You know how this ends

Di and I had a neat family portrait session this morning in the area below the Audubon building on Cornell.  Great trails, great weather, great people.  We said our good byes to the Hoffmans and headed our separate ways.  As I was driving home I was struck by the fact that it was a beautiful day and we both knew that these kind of days won’t last long in the early days of a Portland winter.  I suggested that we take a ride to Ridgefield to see what it looked like with a crowd and with bright skies.  I hoped that Di would be able to see the peregrine and I hoped we’d both see the Vermillion Flycatcher that Dave and Sally Hill and many others have seen recently.  We got home, changed camera gear, grabbed some energy bars and water and headed out.

Not to disappoint, Ridgefield was BUSY. We started the loop and cautiously passed cars parked on the side of the road.  Lots of binoculars and a few cameras.  Not much to report on the first part of the loop.  We found a few Great Blue Herons, a staple at Ridgefield, and paused to shoot an immature bald eagle.  But we kept on moving.  Cars were kegged up at marker 11 … all were looking for the Vermillion Flycatcher I think.  We pulled in and waited about 10 minutes before I lost patience and drove on.  As we made the corner heading toward “three trees” we saw a coyote working the field on our right.  We stalked this animal for some time and came away with a lot of nice portraits.  We were both trying to catch the “leap and bound” behavior and got a few decent frames.  We also got some really nice fairly close portraits of this stealthy animal.
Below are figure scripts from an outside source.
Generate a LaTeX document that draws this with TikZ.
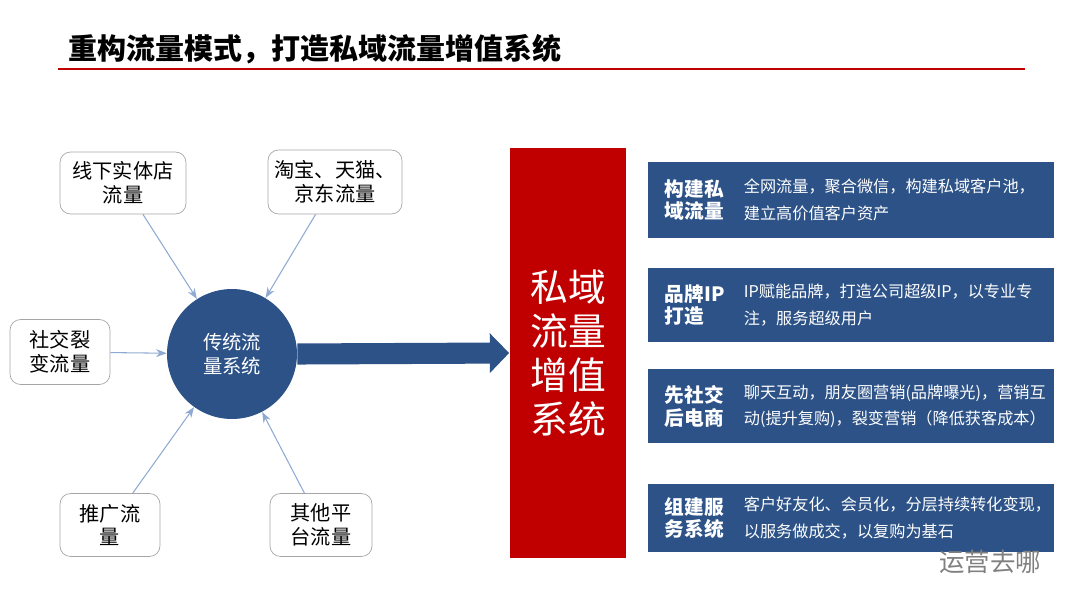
\documentclass[tikz,border=0pt]{standalone}
\usepackage{fontspec}
\setmainfont{Noto Sans CJK SC}
\usetikzlibrary{arrows.meta, positioning}
\definecolor{navy}{RGB}{44, 82, 135}
\definecolor{darkred}{RGB}{192, 0, 0}
\definecolor{thinblue}{RGB}{143, 170, 210}

\begin{document}
\begin{tikzpicture}[
    x=0.02cm, y=-0.02cm,
    source/.style={rectangle, draw=gray!70, rounded corners=6pt, fill=white, align=center, font=\fontsize{11.5}{13.5}\selectfont},
    feature/.style={rectangle, fill=navy, minimum width=8.12cm, minimum height=1.5cm, text=white},
    feed/.style={-{Stealth[length=6pt]}, thinblue, semithick}
]
    \useasboundingbox (0,0) rectangle (1080,608);

    % title
    \node[anchor=west, font=\fontsize{16.5}{19}\selectfont\bfseries] (title) at (62,49) {重构流量模式，打造私域流量增值系统};
    \draw[darkred, line width=1.2pt] (58,69) -- (1025,69);

    % source boxes
    \node[source, minimum width=2.52cm, minimum height=1.24cm] (offline) at (123,183) {线下实体店\\流量};
    \node[source, minimum width=2.68cm, minimum height=1.28cm] (online) at (335,182) {淘宝、天猫、\\京东流量};
    \node[source, minimum width=2.0cm, minimum height=1.3cm] (social) at (60,352) {社交裂\\变流量};
    \node[source, minimum width=2.0cm, minimum height=1.26cm] (promo) at (110,525) {推广流\\量};
    \node[source, minimum width=2.04cm, minimum height=1.26cm] (other) at (321,525) {其他平\\台流量};

    % traditional system
    \node[circle, fill=navy, minimum size=2.6cm, text=white, align=center, font=\fontsize{11}{13.5}\selectfont] (trad) at (232,354) {传统流\\量系统};

    \draw[feed] (offline) -- (trad);
    \draw[feed] (online) -- (trad);
    \draw[feed] (social) -- (trad);
    \draw[feed] (promo) -- (trad);
    \draw[feed] (other) -- (trad);

    % private domain system
    \node[rectangle, fill=darkred, minimum width=2.34cm, minimum height=8.2cm, text=white, align=center, font=\fontsize{21.5}{25}\selectfont] (priv) at (568,353) {私域\\流量\\增值\\系统};

    \draw[navy, line width=12pt, -{Triangle[length=11pt, width=22pt]}] (trad.east) -- (priv.west);

    % feature boxes
    \node[feature, minimum height=1.52cm] (f1) at (851,200) {};
    \node[feature] (f2) at (851,305) {};
    \node[feature] (f3) at (851,406) {};
    \node[feature, minimum height=1.38cm] (f4) at (851,518) {};

    \foreach \f/\head/\body in {f1/{构建私\\域流量}/{全网流量，聚合微信，构建私域客户池，\\建立高价值客户资产},
                                f2/{品牌IP\\打造}/{IP赋能品牌，打造公司超级IP，以专业专\\注，服务超级用户},
                                f3/{先社交\\后电商}/{聊天互动，朋友圈营销(品牌曝光)，营销互\\动(提升复购)，裂变营销（降低获客成本）},
                                f4/{组建服\\务系统}/{客户好友化、会员化，分层持续转化变现，\\以服务做成交，以复购为基石}}{
        \node[anchor=west, text=white, align=left, font=\fontsize{11.2}{13}\selectfont\bfseries] at ([xshift=0.22cm]\f.west) {\head};
        \node[anchor=west, text=white, align=left, font=\fontsize{9.2}{15}\selectfont] at ([xshift=1.8cm]\f.west) {\body};
    }

    % watermark
    \node[text=gray, font=\fontsize{14.5}{16}\selectfont] (mark) at (990,562) {运营去哪};
\end{tikzpicture}
\end{document}
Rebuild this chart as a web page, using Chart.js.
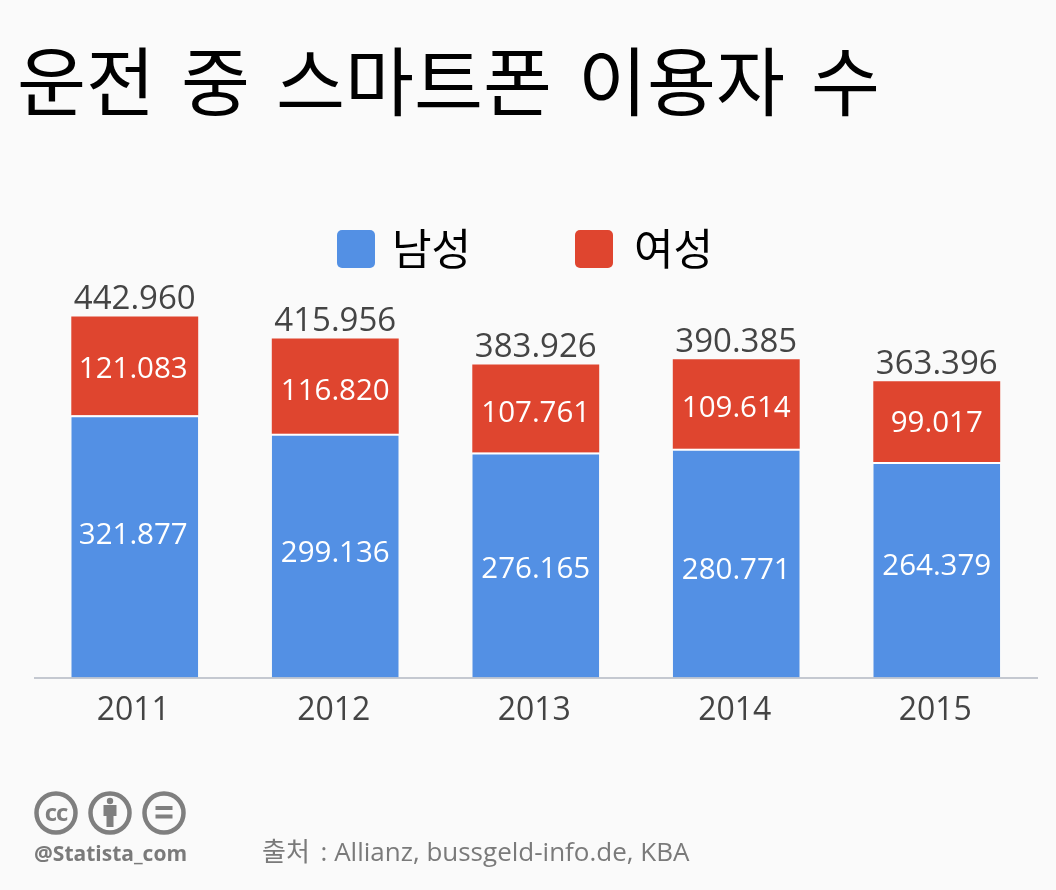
<!DOCTYPE html>
<html lang="ko">
<head>
<meta charset="utf-8">
<title>운전 중 스마트폰 이용자 수</title>
<script src="https://cdn.jsdelivr.net/npm/chart.js@4/dist/chart.umd.min.js"></script>
<style>
  html, body { margin: 0; padding: 0; background: #fafafa; }
  #page { position: relative; width: 1056px; height: 890px; overflow: hidden; font-family: "Noto Sans CJK KR", "Open Sans", sans-serif; }
  #chartBox { position: absolute; left: 0; top: 0; width: 1056px; height: 890px; }
  h1 { position: absolute; left: 17px; top: 28px; margin: 0; font-size: 75px; line-height: 100px; font-weight: 400; color: #000; word-spacing: 5px; white-space: nowrap; }
  #legend { position: absolute; top: 218px; left: 0; width: 1056px; height: 60px; }
  .key { position: absolute; top: 12px; width: 38px; height: 38px; border-radius: 5px; }
  .keyText { position: absolute; top: 0; font-size: 43px; line-height: 56px; color: #000; }
  #icons { position: absolute; left: 33px; top: 791px; }
  #handle { position: absolute; left: 34px; top: 839px; font: 700 21px "Open Sans", sans-serif; color: #7a7a7a; }
  #source { position: absolute; left: 262px; top: 831px; font: 400 26px "Open Sans", "Noto Sans CJK KR", sans-serif; color: #7a7a7a; white-space: nowrap; }
  #source span { margin-right: 4px; }
</style>
</head>
<body>
<div id="page">
  <div id="chartBox"><canvas id="chart"></canvas></div>
  <h1>운전 중 스마트폰 이용자 수</h1>
  <div id="legend"></div>
  <svg id="icons" width="156" height="46" viewBox="0 0 156 46">
    <g fill="none" stroke="#7f7f7f" stroke-width="4.5">
      <circle cx="23" cy="22" r="19.5"/>
      <circle cx="77" cy="22" r="19.5"/>
      <circle cx="131" cy="22" r="19.5"/>
    </g>
    <text x="23" y="30" text-anchor="middle" font-family="Open Sans" font-weight="700" font-size="24" letter-spacing="-1" fill="#7f7f7f">cc</text>
    <g fill="#7f7f7f">
      <circle cx="77" cy="10" r="3.200"/>
      <rect x="70.500" y="14" width="13" height="11"/>
      <rect x="73.500" y="25" width="7" height="11"/>
      <rect x="122.500" y="15" width="17" height="4"/>
      <rect x="122.500" y="23.500" width="17" height="4"/>
    </g>
  </svg>
  <div id="handle">@Statista_com</div>
  <div id="source"><span>출처</span> : Allianz, bussgeld-info.de, KBA</div>
</div>
<script>
const years = ["2011", "2012", "2013", "2014", "2015"];
const men = [321877, 299136, 276165, 280771, 264379];
const women = [121083, 116820, 107761, 109614, 99017];
const totals = [442960, 415956, 383926, 390385, 363396];

const BLUE = "#5390e4";
const RED = "#df452f";

// The labels are not quite centred in their segments in the original
const menLabelShift = [-11, -2, 5, 7, -3];
const womenLabelShift = [4, 5, 5, 5, 2];

function formatNumber(n) {
    return String(n).replace(/\B(?=(\d{3})+$)/g, ".");
}

// Segment and total labels, placed through the chart's own bar elements
const valueLabels = {
    id: "valueLabels",
    afterDatasetsDraw(chart) {
        const c = chart.ctx;
        c.save();
        c.textAlign = "center";
        c.textBaseline = "middle";
        chart.data.datasets.forEach((ds, d) => {
            const shift = d === 0 ? menLabelShift : womenLabelShift;
            chart.getDatasetMeta(d).data.forEach((bar, i) => {
                const mid = (bar.y + bar.base) / 2 + shift[i];
                c.font = '29.5px "Open Sans"';
                c.fillStyle = "#fff";
                c.fillText(formatNumber(ds.data[i]), bar.x - (i === 0 ? 1.5 : 0), mid);
            });
        });
        chart.getDatasetMeta(1).data.forEach((bar, i) => {
            c.font = '33px "Open Sans"';
            c.fillStyle = "#444";
            c.fillText(formatNumber(totals[i]), bar.x, bar.y - 17);
        });
        c.restore();
    }
};

const chart = new Chart(document.getElementById("chart"), {
    type: "bar",
    data: {
        labels: years,
        datasets: [
            { label: "남성", data: men, backgroundColor: BLUE, borderColor: "#fff", borderWidth: { top: 2 }, borderSkipped: false },
            { label: "여성", data: women, backgroundColor: RED }
        ]
    },
    options: {
        responsive: true,
        maintainAspectRatio: false,
        animation: false,
        layout: { padding: { left: 34.5, right: 19, top: 270, bottom: 146 } },
        datasets: { bar: { categoryPercentage: 0.633, barPercentage: 1 } },
        plugins: { legend: { display: false }, title: { display: false }, tooltip: { enabled: false } },
        scales: {
            x: {
                stacked: true,
                grid: { display: false, drawTicks: false },
                border: { color: "#c4c8d0", width: 2 },
                ticks: { color: "#444", font: { family: "Open Sans", size: 32 }, padding: 14, labelOffset: -1.5, maxRotation: 0 }
            },
            y: { stacked: true, display: false, min: 0, max: 500000 }
        }
    },
    plugins: [valueLabels]
});

// Legend built from the dataset names
const legendBox = document.getElementById("legend");
const legendX = [337, 575];
const legendTextX = [392, 634];
chart.data.datasets.forEach((ds, i) => {
    const key = document.createElement("div");
    key.className = "key";
    key.style.left = legendX[i] + "px";
    key.style.background = ds.backgroundColor;
    legendBox.appendChild(key);
    const text = document.createElement("div");
    text.className = "keyText";
    text.style.left = legendTextX[i] + "px";
    text.textContent = ds.label;
    legendBox.appendChild(text);
});
</script>
</body>
</html>
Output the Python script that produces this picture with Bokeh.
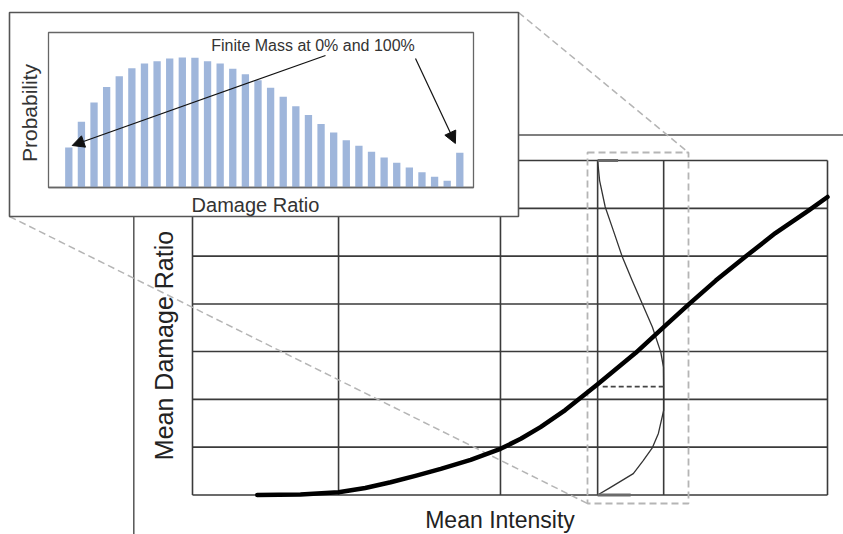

As we neared the end of the loop we noticed cars parked and knew that something was happening.  T’was another Great Blue Heron with a snake it had just caught.  In the next 15 minutes we burned a few hundred frames of the dance between the snake and the bird.  Like I said in the title, we know where this is going but we have to say that it was pretty interesting to watch the snake try to defend itself by tying itself in a knot, holding onto the ground somehow or just trying to stare the bird down.  It all ended with a satisfied bird and one less snake.  We headed for home with an unexpected topic for conversation.

I will close by saying that it was really nice to have Dianne along for this trip.  Mostly I sneak out during the week when she is working or I go with Eric or other friends.  Di hears all my comments and looks at the pictures.  Today we mounted the 28-300 on her D90 and she shot like she was back at the Bosque.  I loved hearing the rapid fire shutter click from the back seat.  What a fun way to spend time with your best friend.